Il est périlleux pour un comédien de lire Céline. Le risque est d’en faire trop, de souligner les effets, bref de surcharger. Voilà un écueil qu’évite sans conteste Denis Podalydès. Après nous avoir donné une lecture intégrale de Voyage au bout de la nuit ¹, il nous gratifie, cette fois, de celle de Mort à crédit, sous la forme de deux disques compacts (format mp3). Autant le dire d’emblée : il ne fait pas l’unanimité auprès des céliniens si l’on en juge par les avis propagés sur les réseaux sociaux de l’Internet. Les uns goûtent peu sa lecture jugée monocorde même si elle est motivée par le souci de ne pas verser dans l’expressionnisme facile et vulgaire de certains interprètes. Les autres, la trouvent très fine, à l’opposé des lectures outrées qui abondent. En atteste ce commentaire : « Pas le plus musical, pas le plus jazzy, mais une véritable fragilité qui révèle de très belles nuances dans le texte… J’ai longtemps préféré Luchini pour son interprétation très “dansante” ; celle de Podalydès me paraît aujourd’hui tellement plus subtile, moins caricaturale. » À propos de sa lecture de Voyage, l’écrivain Thomas Compère-Morel estime qu’il a trouvé « la respiration parfaite de l’écriture célinienne pour nous en restituer la force brute ». Le critique littéraire Grégoire Leménager renchérit : « Loin de la gouaille de Michel Simon comme des éruptions jubilatoires de Luchini, ce sociétaire de la Comédie-Française lit Céline comme il lirait du La Bruyère. Soudain très grand siècle, avec une sobriété qui confine à la pureté, le saisissant bavardage de Bardamu y devient ce qu’il est aussi : un immense texte classique, qui oppose la beauté d’une langue à la trivialité du monde. » Il faut dire que Podalydès a l’intelligence de s’adapter au canal de diffusion : il ne s’adresse pas ici au public d’une salle de théâtre mais à une seule personne écoutant le texte dans l’intimité.

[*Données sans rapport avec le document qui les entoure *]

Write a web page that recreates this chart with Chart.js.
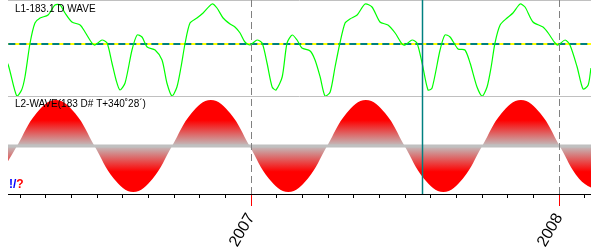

On ne compte plus les grands comédiens qui ont lu Céline : de Michel Simon à Pierre Brasseur en passant par Arletty, Le Vigan, Georges Wilson et bien entendu Luchini. Ce qui n’est guère connu, ce sont les lectures qui n’ont pas fait l’objet de disques. Ces trésors figurent dans les archives de l’Institut national de l’audiovisuel, ayant été diffusés jadis sur les ondes des radios publiques, particulièrement France-Culture. Plusieurs comédiens de grand talent ont, en effet, prêté leur voix à des émissions consacrées à Céline. Citons en vrac Jean-Louis Barrault, Michel Bouquet, Marcel Bozzuffi, Alain Cuny, André Dussolier, Julien Guiomar, Jean Négroni, Michel Piccoli, pour n’en citer que quelques-uns. Celui qui se dégage du lot, à mon sens, est Michel Vitold, excellent dans deux registres différents : un extrait éruptif de Bagatelles et un passage déchirant de Féerie où l’écrivain évoque sa mère décédée alors qu’il était en exil ². Une idée que je soumets à Laurent Vallet, président de l’I.N.A. (nommé en 2015 et renommé à ce poste en 2020) :  éditer un disque consacré à Céline reprenant quelques unes de ses lectures d’anthologie.

Louis-Ferdinand Céline. Mort à crédit. Lecture intégrale par Denis Podalydès. Gallimard, coll. “Écoutez lire”, 2021. Deux disques compacts. Durée : 23 heures. (26,90 €)

  1. Voyage au bout de la nuit. Louis-Ferdinand Céline. Texte intégral lu par Denis Podalydès. Seize disques compacts sous coffret, Frémeaux & Associés, 2003.
  2. « D’un Céline l’autre : à Paris et à Copenhague », émission réalisée en trois parties par Jean Montalbetti dans la série « Un homme, une ville ». France Culture, 4, 11 et 18 juillet 1980. Durée : 3 h.